7.4 Effect of the Window Size w

Window size w control the slide window size when constructing the word graph. In [18], the experiment shows that the model reach the best performance when w is set to 2. The objective of this experiment is to test whether our approach still work in different window size. We give w for \(w = 1, 2, 3, 4\) in our experiment. In this experiment, we just use dataset D1, and we compare our approach with traditional TextRank.

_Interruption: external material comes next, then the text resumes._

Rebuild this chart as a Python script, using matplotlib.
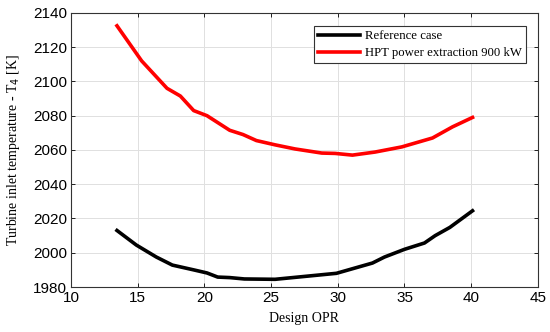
import matplotlib.pyplot as plt
import numpy as np

# Design OPR vs turbine inlet temperature
opr_ref = [13.45, 14.9, 16.4, 17.6, 19.2, 20.2, 21.0, 21.9, 23.0, 25.3, 27.8, 29.9, 32.6, 33.5, 35.0, 36.5, 37.3, 38.4, 40.1]
t4_ref = [2013.0, 2004.5, 1997.5, 1992.8, 1990.0, 1988.2, 1985.8, 1985.5, 1984.7, 1984.5, 1986.4, 1988.0, 1994.0, 1997.5, 2002.0, 2005.7, 2010.0, 2014.8, 2024.5]

opr_hpt = [13.45, 15.3, 17.2, 18.2, 19.2, 20.2, 21.9, 22.9, 23.9, 25.3, 26.8, 28.8, 29.8, 31.1, 32.8, 34.8, 37.1, 38.6, 40.1]
t4_hpt = [2132.5, 2112.0, 2096.0, 2091.5, 2083.0, 2080.0, 2071.5, 2069.0, 2065.5, 2063.0, 2060.6, 2058.2, 2058.0, 2057.0, 2058.8, 2061.8, 2067.0, 2073.5, 2079.0]

xticks = [10, 15, 20, 25, 30, 35, 40, 45]
yticks = [1980, 2000, 2020, 2040, 2060, 2080, 2100, 2120, 2140]

fig = plt.figure(figsize=(5.5, 3.32), dpi=100)
ax = fig.add_axes([0.129, 0.1355, 0.849, 0.8255])

ax.plot(opr_ref, t4_ref, color='black', lw=2.6, label='Reference case')
ax.plot(opr_hpt, t4_hpt, color='#ff0000', lw=2.6, label='HPT power extraction 900 kW')

ax.set_xlim(10, 45)
ax.set_ylim(1980, 2140)
ax.set_xticks(xticks)
ax.set_yticks(yticks)
ax.grid(True, color='#e0e0e0', lw=0.7)
ax.tick_params(direction='in', top=True, right=True, length=3, width=0.6, labelsize=11, pad=3)
for lab in ax.get_xticklabels() + ax.get_yticklabels():
    lab.set_family('Liberation Sans')
for sp in ax.spines.values():
    sp.set_linewidth(0.8)
    sp.set_color('#333333')

serif = 'Liberation Serif'
ax.set_xlabel('Design OPR', family=serif, fontsize=10, labelpad=5)
ax.set_ylabel('Turbine inlet temperature - T$_4$ [K]', family=serif, fontsize=10, labelpad=8)

leg = ax.legend(loc='upper right', bbox_to_anchor=(0.988, 0.975), prop={'family': serif, 'size': 9.2},
                fancybox=False, framealpha=1, edgecolor='#333333', handlelength=3.3,
                borderpad=0.3, labelspacing=0.4, handletextpad=0.4)
leg.get_frame().set_linewidth(0.8)

fig.savefig('out.png', dpi=100)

Figure 6 shows the variation of different window size. We observed that both approach reach its best performance when the window size is set to 2. When the window size was larger than 8, both approach converge into a F-measure value near 32. It shows that our approach can not work will when the window size is too large. In order to find out the reason about that, we looked into the situation when the window size is very large. In that situation, the number of edges will become very large. However, the number of edge added to the graph according to our approach is limited. Hence, our adding edge will not dominate the PageRank algorithm when the window size is too large.

Fig. 6.
figure 6

Effect of window size

8 Conclusions

The objective of our research is to promote the performance of graph-based algorithm in keyword extraction. We solve the problem that the semantic information is ignored during constructing the graphs. We raise a topic based approach to find out the latent semantic relationship between words. Finally, we have conduct a series of experiments to evaluate the effect of our proposed algorithm. It shows that our approach have a outstanding performance comparing to the state-of-the-art algorithm. The results also shows that the semantic information is necessary to be considered while building graphs of documents.

9 Future Works

In future work, we would like to extend our approach to the variants of TextRank or other graph-based algorithms. There are many variants which can be considered such as Topical PageRank. We also want to apply our algorithm for summarization extraction. It needs some further enhancements to fit with this task.